Gear ratios of vehicles are generally fixed to limited numbers of gears. These gears try to establish an ideal relationship between the input force of the motor and the speed of motion of the vehicle. Thus, at lower speeds, higher torque is applied to the driving axle while maximum speed is low; and at higher speed less torque is required but maximum speed is high. Maximum engine torque is usually constant while driving torque requirements vary greatly with speed and road topology. Ideally, a continuous gear shifting would optimize driving conditions. Today's standard automobile transmissions generally provide 3 to 5 gear ratios and are manufactured with many parts. Road topology, frequent shifting of gears and many parts all tend to create high maintenance and non-optimal driving performance.

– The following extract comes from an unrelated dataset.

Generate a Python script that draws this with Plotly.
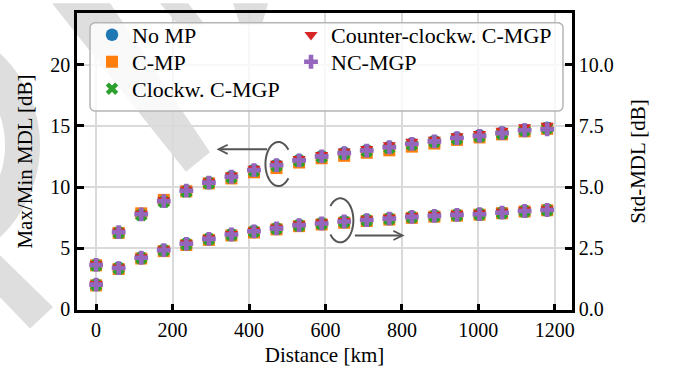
import numpy as np
import plotly.graph_objects as go

# ---------------- data ----------------
distance_km = [0, 59, 118, 177, 236, 295, 354, 413, 472, 531, 590,
               649, 708, 767, 826, 885, 944, 1003, 1062, 1121, 1180]

series_names = ["No MP", "C-MP", "Clockw. C-MGP", "Counter-clockw. C-MGP", "NC-MGP"]

# Max/Min MDL [dB] (left axis)
maxmin_no_mp = [3.65, 6.30, 7.80, 8.85, 9.72, 10.38, 10.86, 11.40, 11.80, 12.20, 12.52,
                12.80, 13.00, 13.28, 13.55, 13.76, 14.03, 14.22, 14.45, 14.70, 14.85]
maxmin_c_mp = [3.60, 6.25, 7.85, 8.95, 9.65, 10.30, 10.70, 11.20, 11.55, 12.00, 12.35,
               12.55, 12.80, 13.00, 13.30, 13.55, 13.85, 14.05, 14.30, 14.55, 14.75]
maxmin_clockw = [3.58, 6.25, 7.70, 8.78, 9.62, 10.30, 10.78, 11.30, 11.72, 12.12, 12.45,
                 12.70, 12.92, 13.18, 13.45, 13.68, 13.93, 14.12, 14.35, 14.60, 14.80]
maxmin_counter = [3.70, 6.38, 7.82, 8.92, 9.78, 10.45, 10.95, 11.50, 11.92, 12.30, 12.62,
                  12.92, 13.12, 13.42, 13.70, 13.88, 14.15, 14.35, 14.60, 14.90, 15.02]
maxmin_nc = [3.63, 6.31, 7.77, 8.84, 9.70, 10.36, 10.84, 11.38, 11.78, 12.18, 12.50,
             12.77, 12.98, 13.25, 13.52, 13.73, 14.00, 14.18, 14.40, 14.64, 14.72]

# Std-MDL [dB] (right axis)
std_no_mp = [1.02, 1.70, 2.12, 2.43, 2.69, 2.89, 3.07, 3.20, 3.32, 3.45, 3.52,
             3.60, 3.66, 3.72, 3.79, 3.83, 3.87, 3.90, 3.96, 4.03, 4.07]
std_c_mp = [0.98, 1.65, 2.08, 2.38, 2.63, 2.84, 3.02, 3.14, 3.27, 3.40, 3.47,
            3.54, 3.61, 3.67, 3.74, 3.79, 3.83, 3.87, 3.93, 4.00, 4.05]
std_clockw = [0.99, 1.67, 2.09, 2.40, 2.65, 2.86, 3.04, 3.17, 3.29, 3.42, 3.49,
              3.57, 3.63, 3.69, 3.76, 3.80, 3.84, 3.88, 3.93, 4.00, 4.05]
std_counter = [1.04, 1.72, 2.14, 2.45, 2.71, 2.91, 3.09, 3.22, 3.34, 3.47, 3.55,
               3.62, 3.69, 3.75, 3.82, 3.86, 3.90, 3.93, 3.99, 4.06, 4.10]
std_nc = [1.01, 1.69, 2.11, 2.42, 2.68, 2.88, 3.06, 3.19, 3.31, 3.44, 3.51,
          3.59, 3.65, 3.71, 3.78, 3.82, 3.86, 3.89, 3.95, 4.02, 4.06]

left_ticks = [0, 5, 10, 15, 20]
right_ticks = [0.0, 2.5, 5.0, 7.5, 10.0]
x_ticks = [0, 200, 400, 600, 800, 1000, 1200]

# ---------------- styles ----------------
colors = ["#1f77b4", "#ff7f0e", "#2ca02c", "#d62728", "#9467bd"]
symbols = ["circle", "square", "x", "triangle-down", "cross"]
sizes = [12.5, 12, 11, 11.5, 11.5]
FONT = "'Liberation Serif', 'Times New Roman', Times, 'DejaVu Serif', serif"

# legend slot (column, row) for each series, matplotlib ncol=2 ordering
legend_slot = [(0, 0), (0, 1), (0, 2), (1, 0), (1, 1)]
legend_ids = ["legend", "legend2", "legend3", "legend4", "legend5"]

maxmin_all = [maxmin_no_mp, maxmin_c_mp, maxmin_clockw, maxmin_counter, maxmin_nc]
std_all = [std_no_mp, std_c_mp, std_clockw, std_counter, std_nc]

fig = go.Figure()
for i, name in enumerate(series_names):
    mk = dict(color=colors[i], symbol=symbols[i], size=sizes[i], line=dict(width=0))
    fig.add_trace(go.Scatter(x=distance_km, y=maxmin_all[i], mode="markers", name=name,
                             marker=mk, legend=legend_ids[i], yaxis="y"))
for i, name in enumerate(series_names):
    mk = dict(color=colors[i], symbol=symbols[i], size=sizes[i], line=dict(width=0))
    fig.add_trace(go.Scatter(x=distance_km, y=std_all[i], mode="markers", name=name,
                             marker=mk, showlegend=False, yaxis="y2"))

# ---------------- watermark (decorative, pixel -> paper) ----------------
W, H = 673, 373
ML, MR, MT, MB = 77, 101, 10, 60
PW, PH = W - ML - MR, H - MT - MB


def to_paper(px, py):
    return (px - ML) / PW, (H - MB - py) / PH


def poly_path(pts, close=True):
    s = ""
    for k, (px, py) in enumerate(pts):
        xp, yp = to_paper(px, py)
        s += ("M" if k == 0 else "L") + f"{xp:.4f},{yp:.4f}"
    return s + ("Z" if close else "")


wm_color = "#dedede"
shapes = []
th = np.linspace(-1.45, 1.45, 60)
cx, cy, r0, r1 = -90, 145, 95, 130
outer = [(cx + r1 * np.cos(t), cy + r1 * np.sin(t)) for t in th]
inner = [(cx + r0 * np.cos(t), cy + r0 * np.sin(t)) for t in th[::-1]]
shapes.append(dict(type="path", path=poly_path(outer + inner), xref="paper", yref="paper",
                   fillcolor=wm_color, line=dict(width=0), layer="below"))
for pts in [
    [(52, 0), (110, 0), (210, 152), (186, 172)],
    [(0, 257), (53, 310), (30, 332), (0, 300)],
    [(160, 0), (188, 0), (205, 22), (178, 22)],
    [(233, 0), (268, 0), (262, 22), (240, 22)],
]:
    shapes.append(dict(type="path", path=poly_path(pts), xref="paper", yref="paper",
                       fillcolor=wm_color, line=dict(width=0), layer="below"))

# legend frame (rounded box behind the legend entries)
bx0, by0, bx1, by1, rr = 90, 20, 563, 110, 5
frame = []
for (ccx, ccy, a0, a1) in [(bx1 - rr, by0 + rr, -90, 0), (bx1 - rr, by1 - rr, 0, 90),
                           (bx0 + rr, by1 - rr, 90, 180), (bx0 + rr, by0 + rr, 180, 270)]:
    for a in np.radians(np.linspace(a0, a1, 6)):
        frame.append((ccx + rr * np.cos(a), ccy + rr * np.sin(a)))
shapes.append(dict(type="path", path=poly_path(frame), xref="paper", yref="paper",
                   fillcolor="rgba(255,255,255,0.8)", line=dict(color="#b5b5b5", width=1.5),
                   layer="above"))

# ---------------- annotation arcs (data coords) ----------------
arc_color = "#555555"
ucx, ucy = distance_km[8] + 5, maxmin_nc[8] + 0.1
t = np.radians(np.linspace(40, 320, 50))
p = "".join(("M" if k == 0 else "L") + f"{ucx + 34 * np.cos(a):.3f},{ucy + 1.8 * np.sin(a):.3f}"
            for k, a in enumerate(t))
shapes.append(dict(type="path", path=p, xref="x", yref="y", line=dict(color=arc_color, width=2)))
lcx, lcy = distance_km[11] - 10, std_nc[11] + 0.05
t = np.radians(np.linspace(-140, 140, 50))
p = "".join(("M" if k == 0 else "L") + f"{lcx + 34 * np.cos(a):.3f},{lcy + 0.9 * np.sin(a):.3f}"
            for k, a in enumerate(t))
shapes.append(dict(type="path", path=p, xref="x", yref="y2", line=dict(color=arc_color, width=2)))

annotations = [
    dict(x=ucx - 162, y=ucy + 1.2, ax=ucx - 26, ay=ucy + 1.2, xref="x", yref="y",
         axref="x", ayref="y", text="", showarrow=True, arrowhead=5, arrowsize=0.9,
         arrowwidth=2, arrowcolor=arc_color),
    dict(x=lcx + 168, y=lcy - 0.62, ax=lcx + 34, ay=lcy - 0.62, xref="x", yref="y2",
         axref="x", ayref="y2", text="", showarrow=True, arrowhead=5, arrowsize=0.9,
         arrowwidth=2, arrowcolor=arc_color),
]

legends = {}
col_x = [92, 291]
row_top = [11, 38.5, 66]
for i, lid in enumerate(legend_ids):
    c, r = legend_slot[i]
    legends[lid] = dict(x=(col_x[c] - ML) / PW, y=(H - MB - row_top[r]) / PH,
                        xanchor="left", yanchor="top", orientation="v",
                        bgcolor="rgba(0,0,0,0)", borderwidth=0,
                        font=dict(family=FONT, size=22, color="black"))

grid_c = "#dadada"
fig.update_layout(
    width=W, height=H,
    margin=dict(l=ML, r=MR, t=MT, b=MB),
    paper_bgcolor="white", plot_bgcolor="rgba(0,0,0,0)",
    font=dict(family=FONT, size=20, color="black"),
    shapes=shapes, annotations=annotations,
    showlegend=True,
    **legends,
    xaxis=dict(range=[-50, 1245], tickvals=x_ticks, ticks="inside", ticklen=6, tickwidth=2.5,
               tickcolor="black", showline=True, linecolor="black", linewidth=2.5, mirror=True,
               showgrid=True, gridcolor=grid_c, gridwidth=1.6, zeroline=False,
               title=dict(text="Distance [km]", font=dict(family=FONT, size=21), standoff=8),
               tickfont=dict(family=FONT, size=20)),
    yaxis=dict(range=[-0.05, 24.22], tickvals=left_ticks, ticks="inside", ticklen=7, tickwidth=2.5,
               tickcolor="black", showline=True, linecolor="black", linewidth=2.5,
               showgrid=True, gridcolor=grid_c, gridwidth=1.6, zeroline=False,
               title=dict(text="Max/Min MDL [dB]", font=dict(family=FONT, size=21), standoff=12),
               tickfont=dict(family=FONT, size=20)),
    yaxis2=dict(range=[-0.025, 12.11], tickvals=right_ticks, tickformat=".1f", overlaying="y",
                side="right", ticks="inside", ticklen=7, tickwidth=2.5, tickcolor="black",
                showline=True, linecolor="black", linewidth=2.5, showgrid=False, zeroline=False,
                title=dict(text="Std-MDL [dB]", font=dict(family=FONT, size=21), standoff=18),
                tickfont=dict(family=FONT, size=20)),
)

fig.write_html("out.html")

U.S. Pat. No. 3,747,424 describes a speed reducing gear having a frustoconical body acting as the reducing mechanism driving a horizontal output shaft. A horizontally engaged input drive shaft (worm gear) can be moved along the gradiated surface of the frustoconical body to reduce the speed ratio between the input and output. The invention requires a 90 degree angle between the input and output shafts making it awkward for a transmission shaft. It also requires a worm type interface for force transfer because the contact area of input to output would be very slight without a worm interface. It is also designed as a speed reducer.
U.S. Pat. No. 5,525,119 discloses a mechanism for varying rotational speed between two rotary shafts. It employs an intermediate roller contacting two cones. Speed variation is employed by the position of the roller between the two oppositely mounted cones while the roller is under pressure against the surfaces of both cones.

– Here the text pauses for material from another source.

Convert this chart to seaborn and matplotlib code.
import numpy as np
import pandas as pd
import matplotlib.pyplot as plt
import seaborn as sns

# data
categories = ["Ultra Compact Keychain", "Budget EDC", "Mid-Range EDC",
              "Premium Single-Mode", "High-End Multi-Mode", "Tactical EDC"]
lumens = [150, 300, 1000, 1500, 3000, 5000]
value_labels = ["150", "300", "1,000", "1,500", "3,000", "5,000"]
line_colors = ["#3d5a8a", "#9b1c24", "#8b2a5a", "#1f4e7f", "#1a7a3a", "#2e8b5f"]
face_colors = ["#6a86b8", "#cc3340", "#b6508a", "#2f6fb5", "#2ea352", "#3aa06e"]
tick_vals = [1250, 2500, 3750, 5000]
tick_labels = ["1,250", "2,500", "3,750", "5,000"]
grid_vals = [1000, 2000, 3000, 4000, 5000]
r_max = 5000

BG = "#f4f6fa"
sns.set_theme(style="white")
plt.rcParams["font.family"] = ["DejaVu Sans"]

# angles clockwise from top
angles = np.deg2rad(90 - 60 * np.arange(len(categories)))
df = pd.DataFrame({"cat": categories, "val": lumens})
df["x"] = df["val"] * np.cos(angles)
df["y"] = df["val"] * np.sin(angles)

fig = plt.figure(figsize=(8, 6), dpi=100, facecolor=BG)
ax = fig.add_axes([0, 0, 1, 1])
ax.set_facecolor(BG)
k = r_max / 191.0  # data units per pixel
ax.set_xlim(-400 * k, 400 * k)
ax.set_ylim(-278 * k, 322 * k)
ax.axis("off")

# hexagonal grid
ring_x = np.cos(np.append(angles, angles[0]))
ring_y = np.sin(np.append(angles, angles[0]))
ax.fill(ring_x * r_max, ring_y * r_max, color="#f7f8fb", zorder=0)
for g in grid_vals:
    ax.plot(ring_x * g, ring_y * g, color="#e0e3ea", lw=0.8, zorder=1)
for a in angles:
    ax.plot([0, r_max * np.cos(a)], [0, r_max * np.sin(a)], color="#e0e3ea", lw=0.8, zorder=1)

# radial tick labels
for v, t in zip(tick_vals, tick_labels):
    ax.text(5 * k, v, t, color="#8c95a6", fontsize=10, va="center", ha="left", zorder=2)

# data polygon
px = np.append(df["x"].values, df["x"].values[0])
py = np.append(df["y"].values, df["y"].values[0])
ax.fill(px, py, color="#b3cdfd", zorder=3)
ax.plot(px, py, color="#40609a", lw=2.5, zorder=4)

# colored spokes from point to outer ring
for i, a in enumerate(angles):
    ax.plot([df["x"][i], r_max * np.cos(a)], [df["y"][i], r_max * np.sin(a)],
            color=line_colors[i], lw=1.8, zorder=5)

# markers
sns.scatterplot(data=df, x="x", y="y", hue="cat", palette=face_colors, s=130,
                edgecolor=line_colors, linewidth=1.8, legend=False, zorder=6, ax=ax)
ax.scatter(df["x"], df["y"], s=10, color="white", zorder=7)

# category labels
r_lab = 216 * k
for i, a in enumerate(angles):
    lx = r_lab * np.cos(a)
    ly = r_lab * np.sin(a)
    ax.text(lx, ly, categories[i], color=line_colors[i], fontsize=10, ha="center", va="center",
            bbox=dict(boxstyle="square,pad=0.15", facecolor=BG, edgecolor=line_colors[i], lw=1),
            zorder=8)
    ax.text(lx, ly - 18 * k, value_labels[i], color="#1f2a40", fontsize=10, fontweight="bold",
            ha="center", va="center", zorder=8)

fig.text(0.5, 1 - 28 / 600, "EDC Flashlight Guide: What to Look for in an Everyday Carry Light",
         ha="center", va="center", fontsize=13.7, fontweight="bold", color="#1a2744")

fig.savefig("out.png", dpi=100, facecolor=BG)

U.S. Pat. No. 4,161,890 discloses an improvement to the contact surfaces in preventing slippage between two substantially inelastic members that are in frictional engagement.
U.S. Pat. No. 4,183,253 discloses a moveable power transfer wheel interconnecting a pair of dual cones. Movement of the transfer wheel between both sets of cones varies input/output speed ratio.

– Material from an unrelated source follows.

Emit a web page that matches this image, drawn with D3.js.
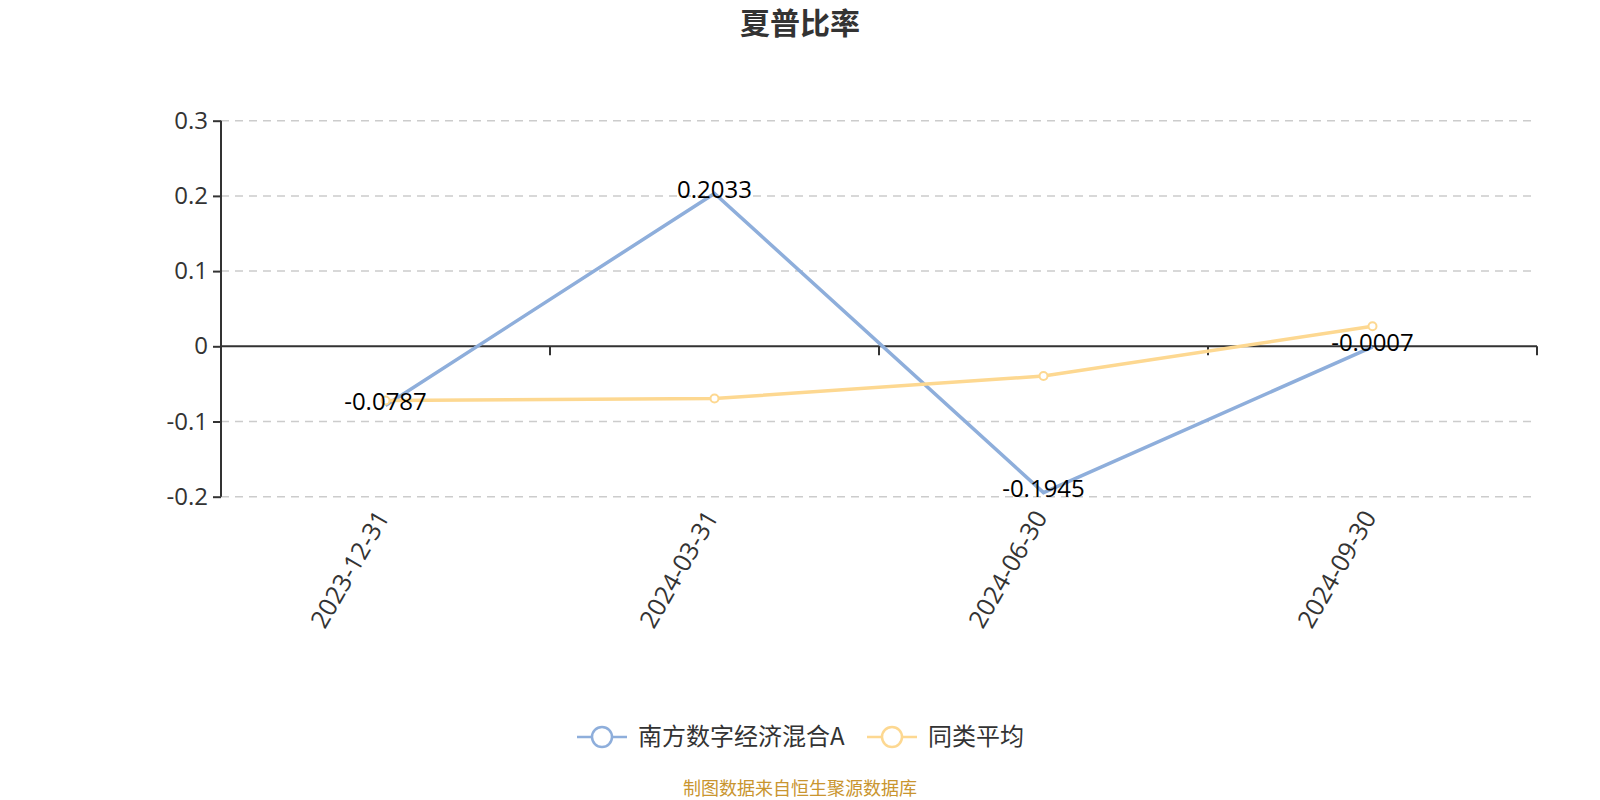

What is needed is a mechanism employing direct drive means while able to vary the input/output speed ratio with no intermediate contacting parts. What is also needed is a mechanism to have the transfer of power directly between an input and an output member. What is further needed is a geared lowest gear for low speed torque.
The present invention resolves these problems. The present invention provides an ability to vary speed directly between two members while providing direct power transfer with no intermediate parts. The present invention also provides in-line drive. That is, the input shaft and output shaft can be maintained with their individual axis in a coplanar relationship. The present invention is also simple to manufacture with minimal parts. The present invention is also easily adjustable and maintainable. The present invention also provides a geared lower gear for positive slip free power transfer in low gear.